One source familiar with the raid on Silvercore said the investigation has connections to the May 9 killing of Jonathan Alex Barber, 23, who was shot dead while driving a Porsche Cayenne SUV in the 7000-block Kingsway in Burnaby. A 17-year-old female friend was wounded in the attack.
One gun used in the attack is thought to be a decommissioned AK-47 assault rifle.
According to police investigators, Barber was reportedly delivering the armoured SUV, fitted with secret compartments, to a well-known organized-crime family in the Fraser Valley.
The Integrated Homicide Investigation Team, which is struggling to deal with the gang violence now at play in the Lower Mainland, has 31 murders on its books for 2008, including that of Barber. Officers have yet to make an arrest.
Another of the decommissioned guns in the ongoing investigation has been tracked to a notorious member of the Fraser Valley-centred UN gang, who has been arrested several times.
Surrey RCMP spokesman Sgt. Roger Morrow confirmed Silvercore is under investigation.
“We are trying to determine if there is any criminal involvement or if this is an administration issue dealing with firearms,” Morrow said. He refused further comment.
Gordon Bader and Silvercore have been on the police radar for several years now, police sources confirmed.
The company and its principals are mentioned in an investigation of two guns seized at the south terminal of the Vancouver International Airport. The Walther semi-automatic pistols were from Germany.
Another case involves an incident in Lillooet, the details of which could not be confirmed.
Silvercore advertises a service to take in guns from the public.
“For a nominal fee, Silvercore will come to your home or any location where you have old firearms that need to be removed for destruction,” its website says.
“We will take care of all the required permits to remove the firearms and either deactivate or destroy them so they cannot harm family or friends.”
Gordon Bader is a past director of the Responsible Firearms Owners Coalition of B.C., an anti-gun-control lobby. In October 2006, the Surrey Leader newspaper published a letter to the editor from Gordon Bader, in which he attacked gun control.
“Perhaps we should concentrate on enforcing our present laws and punishing the criminal,” Bader wrote.
“Taking away guns will do nothing.”
Police sources said Gordon Bader is well known in law-enforcement circles because of his three-decade stint with Vancouver police and the now-defunct Organized Crime Agency of B.C.

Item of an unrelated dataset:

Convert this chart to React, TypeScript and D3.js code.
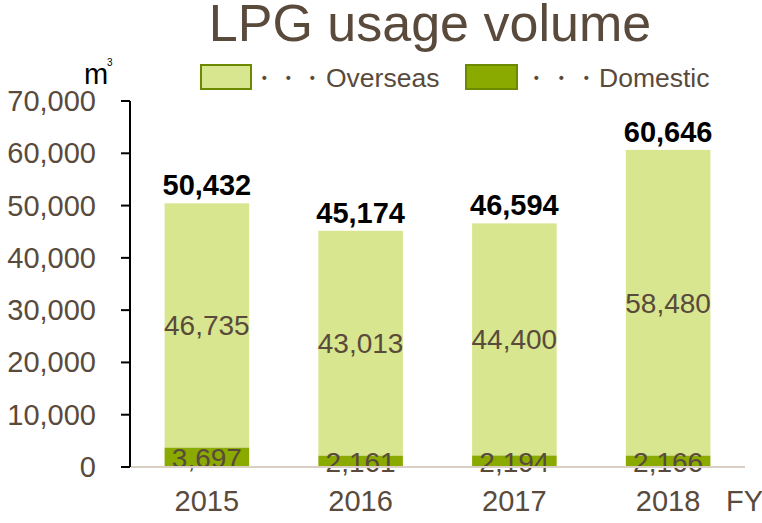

A Silvercore blog said Travis Bader “started his firearms training at the age of four, under the close supervision of his father, Gordon.”

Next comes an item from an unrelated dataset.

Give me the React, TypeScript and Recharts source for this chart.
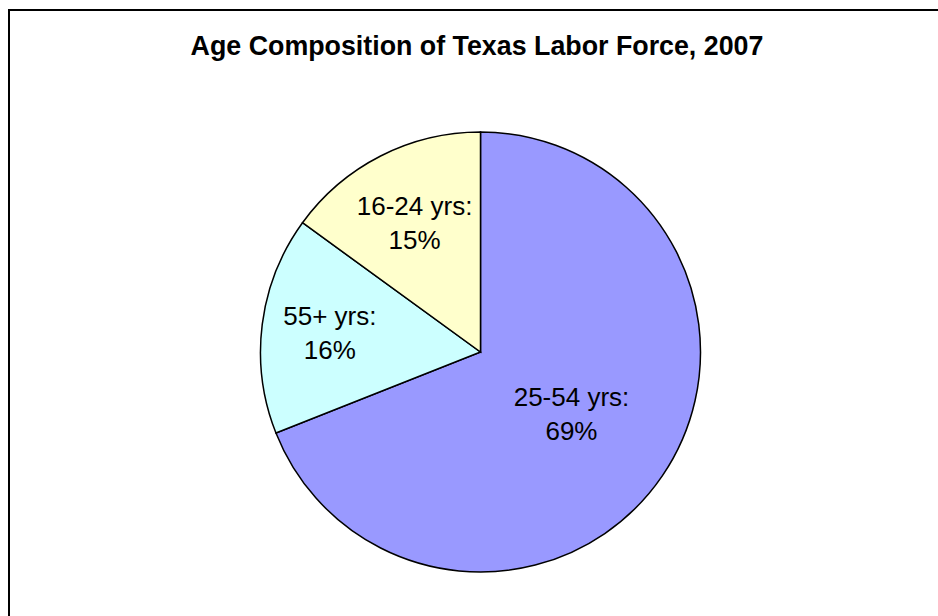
import React from 'react';
import { PieChart, Pie, Cell } from 'recharts';

const categories = ['25-54 yrs', '55+ yrs', '16-24 yrs'];
const shares = [69, 16, 15];
const sliceColors = ['#9999FF', '#CCFFFF', '#FFFFCC'];
// how far out along each slice's middle the label sits (fraction of radius)
const labelRadius = [0.5, 0.69, 0.66];

const data = categories.map((name, i) => ({ name, value: shares[i] }));

const RADIAN = Math.PI / 180;
const FONT = '"Liberation Sans", Arial, Helvetica, sans-serif';

const renderLabel = (props: any) => {
  const { cx, cy, midAngle, outerRadius, index, name, value } = props;
  const r = outerRadius * labelRadius[index];
  const x = cx + r * Math.cos(-midAngle * RADIAN);
  const y = cy + r * Math.sin(-midAngle * RADIAN);
  return (
    <text
      x={x}
      y={y}
      textAnchor="middle"
      fill="#000"
      fontSize={26}
      fontFamily={FONT}
    >
      <tspan x={x} y={y - 8}>{`${name}:`}</tspan>
      <tspan x={x} y={y + 26}>{`${value}%`}</tspan>
    </text>
  );
};

export default function App() {
  return (
    <div
      style={{
        position: 'fixed',
        left: 0,
        top: 0,
        width: 938,
        height: 616,
        overflow: 'hidden',
        background: '#fff'
      }}
    >
      <div
        style={{
          position: 'absolute',
          left: 8,
          top: 9,
          width: 1000,
          height: 700,
          border: '2px solid #000',
          boxSizing: 'border-box'
        }}
      />
      <div
        style={{
          position: 'absolute',
          left: 0,
          top: 33,
          width: 954,
          textAlign: 'center',
          fontFamily: FONT,
          fontWeight: 'bold',
          fontSize: 26.8,
          lineHeight: '26.8px',
          color: '#000'
        }}
      >
        Age Composition of Texas Labor Force, 2007
      </div>
      <div style={{ position: 'absolute', left: 0, top: 0 }}>
        <PieChart
          width={938}
          height={616}
          margin={{ top: 0, right: 0, bottom: 0, left: 0 }}
        >
          <Pie
            data={data}
            dataKey="value"
            nameKey="name"
            cx={480.5}
            cy={352}
            outerRadius={220}
            startAngle={90}
            endAngle={-270}
            stroke="#000"
            strokeWidth={1.5}
            label={renderLabel}
            labelLine={false}
            isAnimationActive={false}
          >
            {data.map((d, i) => (
              <Cell key={d.name} fill={sliceColors[i]} />
            ))}
          </Pie>
        </PieChart>
      </div>
    </div>
  );
}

He went on to shoot competitively as a preteen, joined the army cadets and became a shooting-range officer for the Department of National Defence, the blog said.
You’re pissing up the wrong tree. I was a student of Travis Bader’s and I’ve taken a few of his courses. He is an honourable man and I have a lot of respect for him and his family. A lot of this sounds like a smear campaign. I don’t know Travis well enough to call him up and ask for his side of the story(I’m guessing he probably feels like s**t about this as it’s a huge black mark on his good reputation and he probably won’t want to talk about it). But, Travis, if you’re reading this: those people who you’ve helped over the years support you and I for one will stand by you. You are a good man, and honest man, and you don’t deserve to have your reputation smeared like this. Don’t let the f**kers get you down! Sal M.